Writing as allyship isn't limited to social media. Think about the creative writing you engage in. Do you write poetry? I'd be willing to bet some of your poems have a message, and you have demonstrated allyship. Do you write short stories or novels? Have you embodied allyship in the characterization or the plot?

As I pondered this concept of allyship and writing, I thought about the two novels I have written and realized the novels themselves are a form of allyship! Remnant, my first novel, is about the daughter and sister of Olaudah Equiano, a Nigerian who was captured in 1754 and wrote the first slave narrative, The Interesting Narrative of the Life of Olaudah Equiano. Drawing attention to historical slaves and descendants of slaves, personalizing them, is one way to enliven history, educate readers while entertaining them, and writing as an ally to the Black community. 

My recent novel features a Deaf family. By portraying Deaf characters as three-dimensional people with loves, preferences, careers, and dreams like anyone else--emphasizing that the Deaf and hearing characters are alike in every way except their degree of hearing, I write as an ally to the Deaf community.

Think about it. How are you an ally in your writing?









Thursday, July 16, 2020

"I am not throwing away my shot" - Lin-Manuel Miranda, Inspiration, and Persevering in writing

I had heard the rave reviews of the smash-hit/blockbuster/phenomenon known as Hamilton for a few years ... I finally saw Hamilton on July 4th, locked in my air-conditioned room trying to block out the sounds of fireworks and firecrackers and tuning in to the sublime music and acting that makes Hamilton so unique.


I loved it! Since then I have listened to the music over and over (I'm listening now) and I plan to see it again soon, trying to rope in some of my family members to watch it with me.

Forgive me for presuming, but I have sensed a few parallels between Lin-Manuel Miranda and me.

1. He read a book that inspired him - Ron Chernow's biography of Hamilton.
    I read a book that inspired me - The Interesting Narrative of the Life of Olaudah Equiano.
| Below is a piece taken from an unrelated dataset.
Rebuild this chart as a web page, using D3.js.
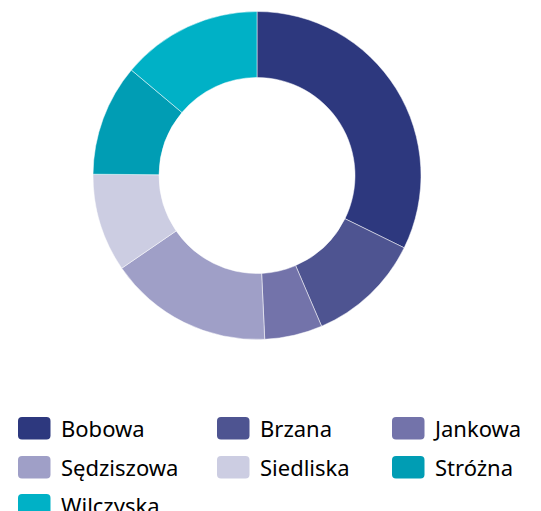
<!DOCTYPE html>
<html>
<head>
<meta charset="utf-8">
<script src="https://cdn.jsdelivr.net/npm/d3@7"></script>
<style>
  html, body { margin: 0; padding: 0; background: #fff; }
  svg { display: block; }
</style>
</head>
<body>
<svg id="chart" width="541" height="511"></svg>
<script>
// share of each village (%)
var names = ['Bobowa', 'Brzana', 'Jankowa', 'Sędziszowa', 'Siedliska', 'Stróżna', 'Wilczyska'];
var shares = [32.3, 11.3, 5.7, 16.2, 9.7, 11.0, 13.9];
var colours = ['#2d387e', '#4e5491', '#7373aa', '#9f9fc7', '#cccde2', '#009db4', '#00b1c6'];

var width = 541, height = 511;
var cx = 257, cy = 175.5, outerR = 164, innerR = 98;

var svg = d3.select('#chart');

var color = d3.scaleOrdinal().domain(names).range(colours);

var pie = d3.pie()
    .sort(null)
    .value(function(d) { return d.v; });

var arc = d3.arc()
    .innerRadius(innerR)
    .outerRadius(outerR);

var data = names.map(function(n, i) { return {name: n, v: shares[i]}; });

var g = svg.append('g').attr('transform', 'translate(' + cx + ',' + cy + ')');

g.selectAll('path')
    .data(pie(data))
    .enter().append('path')
    .attr('d', arc)
    .attr('fill', function(d) { return color(d.data.name); })
    .attr('stroke', '#fff')
    .attr('stroke-width', 0.5);

// legend, 3 columns (last row runs off the bottom like the original)
var colX = [18, 217, 392], rowY = [417, 456, 494];
var legend = svg.append('g').attr('class', 'legend');

var item = legend.selectAll('g')
    .data(names)
    .enter().append('g')
    .attr('transform', function(d, i) {
        return 'translate(' + colX[i % 3] + ',' + rowY[Math.floor(i / 3)] + ')';
    });

item.append('rect')
    .attr('width', 32.5)
    .attr('height', 22.5)
    .attr('rx', 4)
    .attr('fill', function(d) { return color(d); });

item.append('text')
    .attr('x', 43)
    .attr('y', 20)
    .style('font-family', '"Noto Sans", sans-serif')
    .style('font-size', '22px')
    .style('fill', '#000')
    .text(function(d) { return d; });
</script>
</body>
</html>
2. He spent years working on the music for Hamilton the musical.
    I spent years researching Equiano's life and that of his daughter, Joanna Vassa.

3. He built a world for theater-goers and movie-watchers to inhabit for a few hours.
    I built a world--Nigeria and South Carolina in the mid 18th century; England in the early
   19th century, for readers to inhabit for a few days.

4. He fashioned a compelling story about a complex man--Alexander Hamilton.
    I attempted to fashion a compelling story about a complex man--Olaudah Equiano.

5. He taught some American history while entertaining audiences.
    I teach some American and British history in my historical novel.

5. He wrote an award-winning musical, as both composer and lyricist, attracting millions to the stage and screen.
    I wrote....

Well, that may be where the parallels end. I did write a historical novel about the daughter and sister of Olaudah Equiano--Remnant. I am passionate about Equiano's life and telling his story. I researched for years and wrote for years. And yet, my novel is not yet published.

Lin-Manuel Miranda has inspired me to not "throw away my shot." I am returning to the novel into which I put my heart and soul, and will keep revising. Then I'll send it out into the world of publishing again. But if all else fails, I'll self-publish. I have resisted self-publishing, but it may be the best route for Remnant in the current publishing climate. Stay tuned...

Have you written a novel or short story or poem? Have you tried to get it published? Don't give up! Keep sending it out there into the world. Don't throw away your shot!